- [WORK TO BE COMPLETED]:
Using the material below, print a verbatim copy of every line from the one containing "What D3.js code" through the one containing "const rightTicks = [0,95,100,105,110,115,120,125,130,135];", inclusive, and omit the pictures.

- [RAW DATA]:
-- start --
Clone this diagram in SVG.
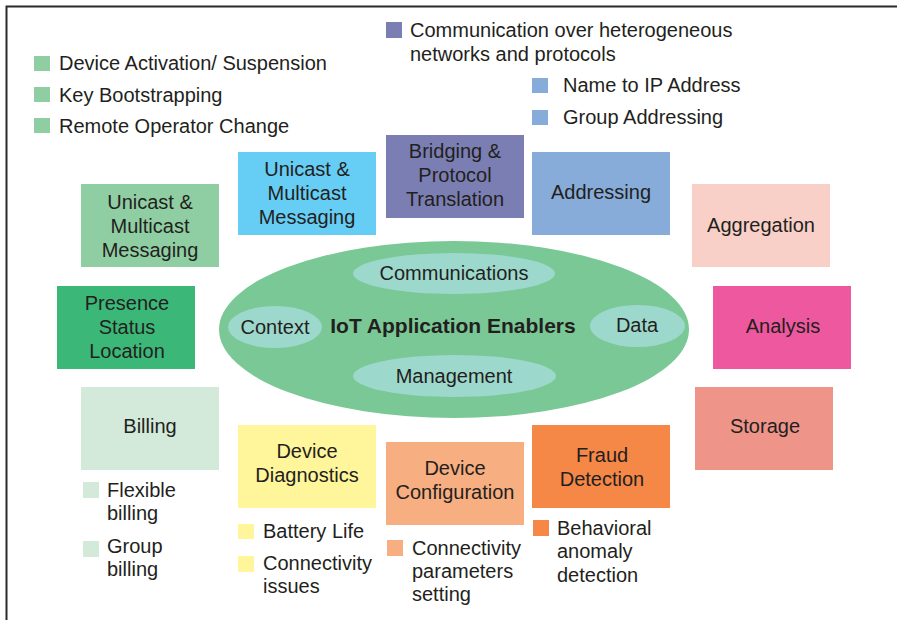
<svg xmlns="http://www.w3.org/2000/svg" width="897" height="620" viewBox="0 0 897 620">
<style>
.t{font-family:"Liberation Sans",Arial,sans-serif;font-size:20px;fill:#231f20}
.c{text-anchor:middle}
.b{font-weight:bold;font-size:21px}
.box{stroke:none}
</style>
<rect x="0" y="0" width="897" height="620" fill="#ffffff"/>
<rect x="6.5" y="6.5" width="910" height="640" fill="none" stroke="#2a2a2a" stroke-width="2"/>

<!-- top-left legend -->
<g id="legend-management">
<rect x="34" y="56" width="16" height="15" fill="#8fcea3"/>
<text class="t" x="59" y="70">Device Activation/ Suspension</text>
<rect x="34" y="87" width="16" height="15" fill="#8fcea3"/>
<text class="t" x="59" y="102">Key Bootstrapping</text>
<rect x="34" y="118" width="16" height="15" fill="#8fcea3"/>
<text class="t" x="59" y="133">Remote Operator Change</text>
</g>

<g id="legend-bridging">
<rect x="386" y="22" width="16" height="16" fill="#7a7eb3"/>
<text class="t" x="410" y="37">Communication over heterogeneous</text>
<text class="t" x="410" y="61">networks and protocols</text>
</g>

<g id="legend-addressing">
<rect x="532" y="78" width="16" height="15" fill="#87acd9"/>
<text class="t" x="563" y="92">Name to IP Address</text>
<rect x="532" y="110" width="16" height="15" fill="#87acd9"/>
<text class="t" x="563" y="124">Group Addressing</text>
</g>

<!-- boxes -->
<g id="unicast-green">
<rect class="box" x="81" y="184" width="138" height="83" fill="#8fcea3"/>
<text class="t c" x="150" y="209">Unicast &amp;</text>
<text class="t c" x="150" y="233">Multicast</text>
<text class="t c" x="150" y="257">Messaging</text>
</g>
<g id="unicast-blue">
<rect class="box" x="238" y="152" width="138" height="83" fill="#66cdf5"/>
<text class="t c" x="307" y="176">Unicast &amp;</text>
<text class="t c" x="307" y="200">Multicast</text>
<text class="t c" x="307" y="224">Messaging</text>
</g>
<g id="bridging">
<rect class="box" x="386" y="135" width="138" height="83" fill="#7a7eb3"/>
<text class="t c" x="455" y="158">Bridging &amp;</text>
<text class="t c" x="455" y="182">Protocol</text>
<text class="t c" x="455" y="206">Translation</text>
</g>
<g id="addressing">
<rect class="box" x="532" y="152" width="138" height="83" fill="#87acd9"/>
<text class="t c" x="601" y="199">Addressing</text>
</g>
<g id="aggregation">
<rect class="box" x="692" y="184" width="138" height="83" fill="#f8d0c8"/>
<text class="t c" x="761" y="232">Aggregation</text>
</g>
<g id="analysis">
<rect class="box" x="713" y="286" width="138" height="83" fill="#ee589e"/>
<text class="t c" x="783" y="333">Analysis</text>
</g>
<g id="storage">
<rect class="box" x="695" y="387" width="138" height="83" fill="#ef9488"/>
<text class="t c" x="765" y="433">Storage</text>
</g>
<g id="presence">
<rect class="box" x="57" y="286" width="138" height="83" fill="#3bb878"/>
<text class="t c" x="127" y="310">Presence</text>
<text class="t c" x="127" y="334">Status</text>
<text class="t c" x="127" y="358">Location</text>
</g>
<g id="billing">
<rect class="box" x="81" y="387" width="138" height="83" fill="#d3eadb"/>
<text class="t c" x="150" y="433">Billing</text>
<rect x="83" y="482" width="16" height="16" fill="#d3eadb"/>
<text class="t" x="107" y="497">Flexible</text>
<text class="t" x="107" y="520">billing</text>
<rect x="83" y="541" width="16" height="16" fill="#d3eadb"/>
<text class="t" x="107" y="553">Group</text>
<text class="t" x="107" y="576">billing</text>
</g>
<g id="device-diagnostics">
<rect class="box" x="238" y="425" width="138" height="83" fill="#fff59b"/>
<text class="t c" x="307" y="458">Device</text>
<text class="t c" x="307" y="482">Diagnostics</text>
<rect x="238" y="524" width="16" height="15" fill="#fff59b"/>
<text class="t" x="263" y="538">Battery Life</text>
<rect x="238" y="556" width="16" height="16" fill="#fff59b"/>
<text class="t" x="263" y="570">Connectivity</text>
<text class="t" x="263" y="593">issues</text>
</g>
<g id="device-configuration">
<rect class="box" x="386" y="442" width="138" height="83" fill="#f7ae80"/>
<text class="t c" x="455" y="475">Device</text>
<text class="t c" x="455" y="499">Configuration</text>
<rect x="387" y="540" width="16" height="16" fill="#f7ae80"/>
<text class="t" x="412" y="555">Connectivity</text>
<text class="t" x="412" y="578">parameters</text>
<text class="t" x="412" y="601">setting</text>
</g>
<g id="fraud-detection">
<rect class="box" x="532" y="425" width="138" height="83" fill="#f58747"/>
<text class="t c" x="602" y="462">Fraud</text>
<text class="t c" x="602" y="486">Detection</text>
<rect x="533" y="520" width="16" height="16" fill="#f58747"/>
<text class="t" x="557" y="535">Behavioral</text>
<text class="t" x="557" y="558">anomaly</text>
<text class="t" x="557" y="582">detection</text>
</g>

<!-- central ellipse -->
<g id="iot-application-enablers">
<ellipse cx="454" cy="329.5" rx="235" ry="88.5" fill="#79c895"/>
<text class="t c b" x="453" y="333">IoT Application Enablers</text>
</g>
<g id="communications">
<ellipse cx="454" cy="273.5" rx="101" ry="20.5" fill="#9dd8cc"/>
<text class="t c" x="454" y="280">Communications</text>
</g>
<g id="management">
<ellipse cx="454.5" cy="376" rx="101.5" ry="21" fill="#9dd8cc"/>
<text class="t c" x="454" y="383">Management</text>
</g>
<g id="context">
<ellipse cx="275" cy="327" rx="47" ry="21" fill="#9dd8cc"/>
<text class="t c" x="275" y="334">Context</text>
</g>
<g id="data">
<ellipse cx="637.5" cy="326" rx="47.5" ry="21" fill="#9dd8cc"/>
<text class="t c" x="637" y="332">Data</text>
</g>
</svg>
-- end --
-- start --
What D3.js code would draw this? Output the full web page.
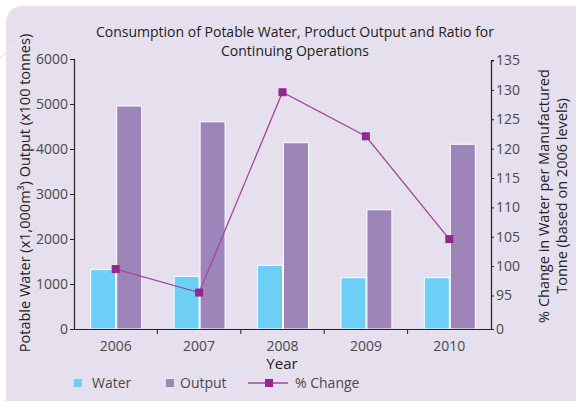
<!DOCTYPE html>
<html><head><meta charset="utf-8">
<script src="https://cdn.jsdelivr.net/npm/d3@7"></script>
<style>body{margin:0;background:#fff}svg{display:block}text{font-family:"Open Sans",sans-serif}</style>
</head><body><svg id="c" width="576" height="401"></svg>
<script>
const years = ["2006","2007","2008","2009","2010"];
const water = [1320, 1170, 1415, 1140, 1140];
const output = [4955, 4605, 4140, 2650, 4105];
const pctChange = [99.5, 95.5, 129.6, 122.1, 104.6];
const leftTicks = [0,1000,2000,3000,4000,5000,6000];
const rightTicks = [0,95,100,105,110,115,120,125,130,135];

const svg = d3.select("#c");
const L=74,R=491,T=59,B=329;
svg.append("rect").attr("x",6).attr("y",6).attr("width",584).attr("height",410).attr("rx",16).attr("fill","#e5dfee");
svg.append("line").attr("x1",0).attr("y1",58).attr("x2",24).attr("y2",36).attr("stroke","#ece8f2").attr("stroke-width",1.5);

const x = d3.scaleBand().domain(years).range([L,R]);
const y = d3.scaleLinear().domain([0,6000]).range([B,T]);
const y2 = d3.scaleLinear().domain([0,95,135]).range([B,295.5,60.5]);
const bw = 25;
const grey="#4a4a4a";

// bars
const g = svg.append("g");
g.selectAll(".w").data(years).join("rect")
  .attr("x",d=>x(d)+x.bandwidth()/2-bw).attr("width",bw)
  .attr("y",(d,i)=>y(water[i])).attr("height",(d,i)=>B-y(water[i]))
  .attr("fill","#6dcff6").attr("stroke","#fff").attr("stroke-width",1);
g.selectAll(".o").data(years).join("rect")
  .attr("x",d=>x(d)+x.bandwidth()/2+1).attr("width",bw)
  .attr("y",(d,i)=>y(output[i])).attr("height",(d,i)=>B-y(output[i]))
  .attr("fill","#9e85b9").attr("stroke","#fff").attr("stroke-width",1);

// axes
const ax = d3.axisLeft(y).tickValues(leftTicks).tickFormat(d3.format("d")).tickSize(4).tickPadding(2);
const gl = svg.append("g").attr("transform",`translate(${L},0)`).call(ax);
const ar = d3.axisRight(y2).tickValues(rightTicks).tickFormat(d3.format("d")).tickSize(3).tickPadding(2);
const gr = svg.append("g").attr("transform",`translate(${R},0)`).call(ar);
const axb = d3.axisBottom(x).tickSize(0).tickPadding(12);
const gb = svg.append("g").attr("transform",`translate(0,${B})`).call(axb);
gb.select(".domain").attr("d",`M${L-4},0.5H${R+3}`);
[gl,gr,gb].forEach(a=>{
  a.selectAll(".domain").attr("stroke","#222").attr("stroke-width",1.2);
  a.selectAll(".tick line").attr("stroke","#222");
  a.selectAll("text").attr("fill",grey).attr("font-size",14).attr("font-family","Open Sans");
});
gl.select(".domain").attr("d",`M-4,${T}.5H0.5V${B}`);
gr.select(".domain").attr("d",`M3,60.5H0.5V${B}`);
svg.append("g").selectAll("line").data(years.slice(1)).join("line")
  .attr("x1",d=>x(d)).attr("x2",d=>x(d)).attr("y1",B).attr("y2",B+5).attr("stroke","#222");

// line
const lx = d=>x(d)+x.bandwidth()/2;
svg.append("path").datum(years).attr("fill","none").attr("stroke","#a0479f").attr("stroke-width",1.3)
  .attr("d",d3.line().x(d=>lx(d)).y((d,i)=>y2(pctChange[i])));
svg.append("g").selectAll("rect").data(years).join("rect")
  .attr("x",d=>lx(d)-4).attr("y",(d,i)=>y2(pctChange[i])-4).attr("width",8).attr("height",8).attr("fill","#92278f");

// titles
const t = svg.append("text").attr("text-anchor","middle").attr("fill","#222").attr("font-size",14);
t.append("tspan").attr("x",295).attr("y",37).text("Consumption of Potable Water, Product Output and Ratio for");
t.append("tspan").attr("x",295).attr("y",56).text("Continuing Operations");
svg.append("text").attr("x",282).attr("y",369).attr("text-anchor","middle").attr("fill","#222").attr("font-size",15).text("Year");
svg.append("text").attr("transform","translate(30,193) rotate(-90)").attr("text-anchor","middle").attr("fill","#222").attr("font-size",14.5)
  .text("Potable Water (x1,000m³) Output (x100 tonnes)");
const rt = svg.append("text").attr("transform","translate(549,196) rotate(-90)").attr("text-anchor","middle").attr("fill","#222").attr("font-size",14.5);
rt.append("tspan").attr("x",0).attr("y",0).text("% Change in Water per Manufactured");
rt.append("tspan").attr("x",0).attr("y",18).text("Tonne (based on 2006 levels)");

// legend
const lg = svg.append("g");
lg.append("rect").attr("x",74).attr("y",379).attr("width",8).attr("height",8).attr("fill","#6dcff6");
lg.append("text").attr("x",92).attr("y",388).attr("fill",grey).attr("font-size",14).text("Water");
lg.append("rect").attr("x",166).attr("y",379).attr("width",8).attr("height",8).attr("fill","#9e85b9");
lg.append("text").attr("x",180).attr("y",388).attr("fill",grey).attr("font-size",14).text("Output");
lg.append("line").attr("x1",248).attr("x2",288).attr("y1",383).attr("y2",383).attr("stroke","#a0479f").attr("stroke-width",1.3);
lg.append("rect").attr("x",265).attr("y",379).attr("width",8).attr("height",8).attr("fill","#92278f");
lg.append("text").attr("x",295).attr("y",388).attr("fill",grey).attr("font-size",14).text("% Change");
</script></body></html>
-- end --
- [EXPECTED ANSWER]:
What D3.js code would draw this? Output the full web page.
<!DOCTYPE html>
<html><head><meta charset="utf-8">
<script src="https://cdn.jsdelivr.net/npm/d3@7"></script>
<style>body{margin:0;background:#fff}svg{display:block}text{font-family:"Open Sans",sans-serif}</style>
</head><body><svg id="c" width="576" height="401"></svg>
<script>
const years = ["2006","2007","2008","2009","2010"];
const water = [1320, 1170, 1415, 1140, 1140];
const output = [4955, 4605, 4140, 2650, 4105];
const pctChange = [99.5, 95.5, 129.6, 122.1, 104.6];
const leftTicks = [0,1000,2000,3000,4000,5000,6000];
const rightTicks = [0,95,100,105,110,115,120,125,130,135];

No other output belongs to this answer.